In the wake of sex scandals involving children, the Roman Catholic Church should either change its mores or close its doors.  Since 1950, the United States arm of the church has paid an astounding $2 billion to settle claims of childhood sexual abuse. Yes, that is billions with a capital "B" that could have gone towards raising orphans, housing the homeless and feeding the "foodless." Instead, the church has had to reach deep inside its pockets, because some priests can't keep their hands out of the pants of others.

About a quarter of the fortune paid to the unfortunate victims has come from the Los Angeles archdiocese. Its leader, Cardinal Roger Mahony, apologized Sunday to the hundreds of abused who will be compensated, as if you can put a price on the church's vice.

"There really is no way to go back and give them that innocence that was taken from them. The one thing I wish I could give the victims…I cannot," he said. "Once again, I apologize to anyone who has been offended, who has been abused. It should not have happened and should not ever happen again."

Of course, it will happen again, since none of the underlying structural problems have been addressed. The church simply cannot continue its practice of recruiting spiritual leaders from a pool of repressed, self-loathing, sexually and emotionally stunted men and not expect a sordid sequel.

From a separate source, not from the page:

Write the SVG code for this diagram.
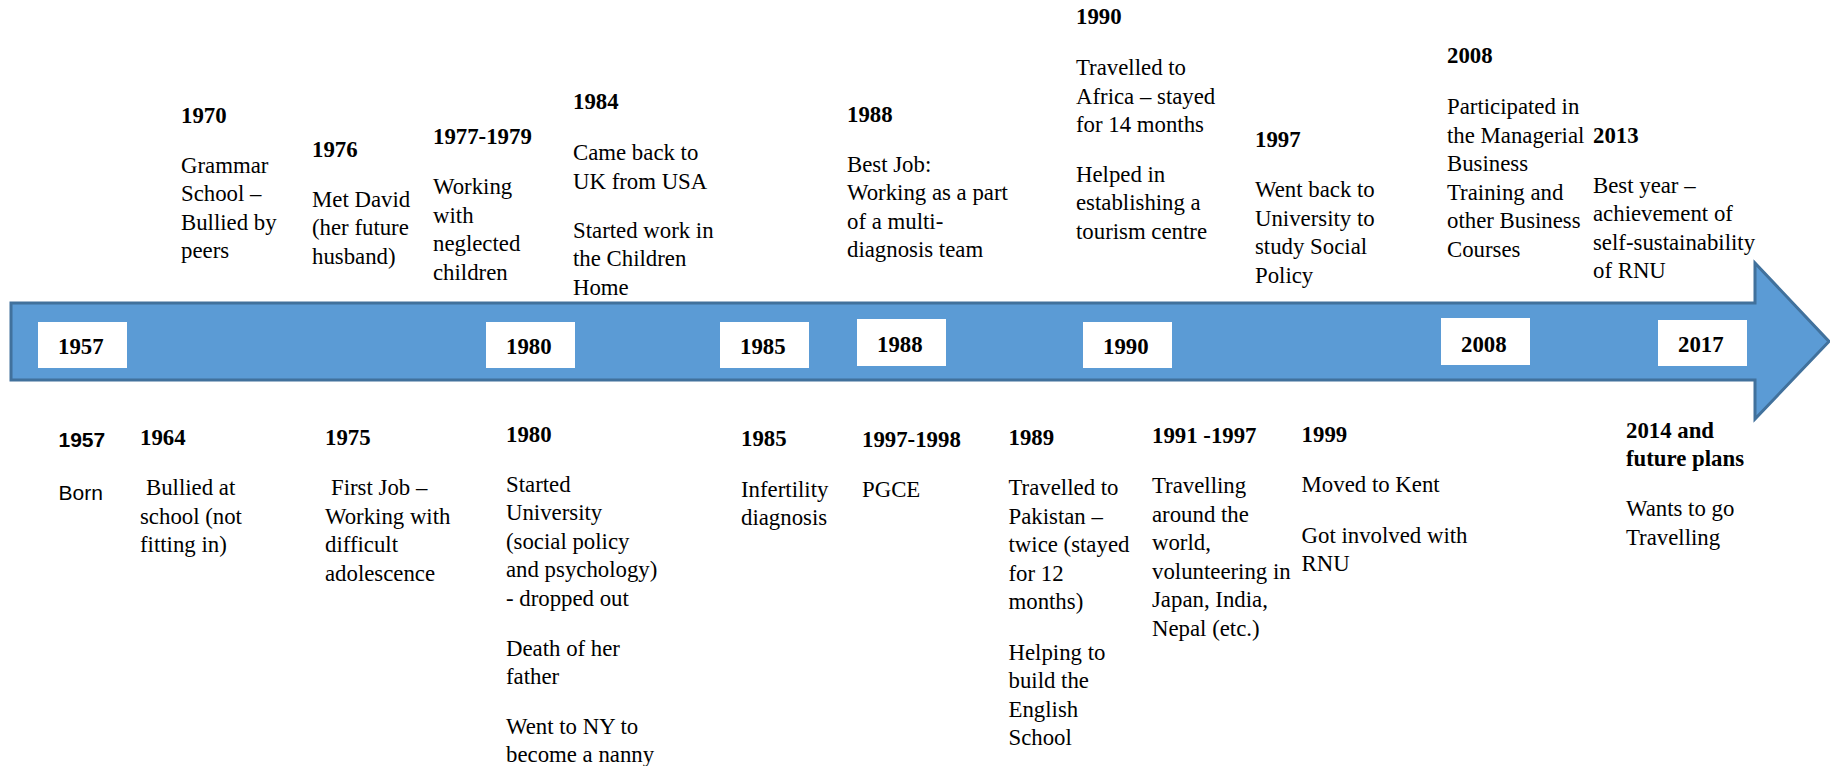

An apology without genuine reform is an empty gesture and mere disastrous dogma that will continue to strip-mine more weeping souls. What substantial measure has the church taken to prevent future victims? Have they even once broken with orthodoxy or taken difficult steps that actually matter? The answer is an emphatic, shameful "no."

There are only three reforms that will alter the status quo:

• Ending celibacy and allowing priests to marry

• Ordaining openly gay people

• Allowing women into the priesthood.

Anything short of these dramatic changes is mere window dressing that will lead to future problems.

Celibacy: This largely discredited idea of "sexual purity" rarely works in practice. It may succeed for people with unusually low sex drives, but for normally functioning males, it is seldom a viable way of life. Sex is a natural drive and love is its magnificent emotional counterpart. To deny this aspect of one's humanity over an extended or indefinite period of time is wishful thinking. Until priests can get married and experience human touch, they will be dangerously out of touch.  Sometimes, such deprivation leads to a twisted mindset that drives priests to take advantage of vulnerable people – such as altar boys.

 

Allowing marriage will also help end the priesthood as a place where self-loathing gay people can shield their true identity. Homosexuals (and heteros too) with such unresolved internal conflicts do not belong in the priesthood, as their repression may sometimes manifest in unhealthy ways.

Openly Gay Priests: Once the Church has weeded out emotionally disturbed closet cases, it can attract morally and spiritually secure gay people. To do this, however, Rome would have to allow marriages – or commitment ceremonies – for gay priests. Sadly, the Pope seems more interested in blaming gay people for the churches' scandals and calling them "disordered."

It is insulting for the morally compromised Catholic Church to blame gay people for its own dishonorable record. After all, if homosexuality alone was responsible for child abuse, it would be the gay rights organizations getting sued, not the Vatican. Rome's anti-gay campaign might be good politics, but it will also foster the perpetuation of pedophilia, even as they apologize for past transgressions.

Women Priests: The primary reason to allow women into the priesthood is because it is fair. Rome should terminate its archaic and discriminatory policy of sexist exclusion and send sisters to seminary. A secondary reason to admit women is that it will end the bad boys club that currently exists. Having women giving mass will make it more difficult to have mass cover-ups. Of course, this is common sense, which is a commodity in short supply if you consider the blithely blind child abuse record of the Holy See.

Unfortunately, there is a moral vacancy at the Vatican, so the drumbeat of denial goes on. Some "Good Fathers" will continue to fondle, the hierarchy will hide the horrors, Rome will retreat from reality and spin its festering sin. I don't have the faintest idea of where God resides in this dreary drama. But, faux apologies aside, it is my impression that Rome has yet to really go to confession.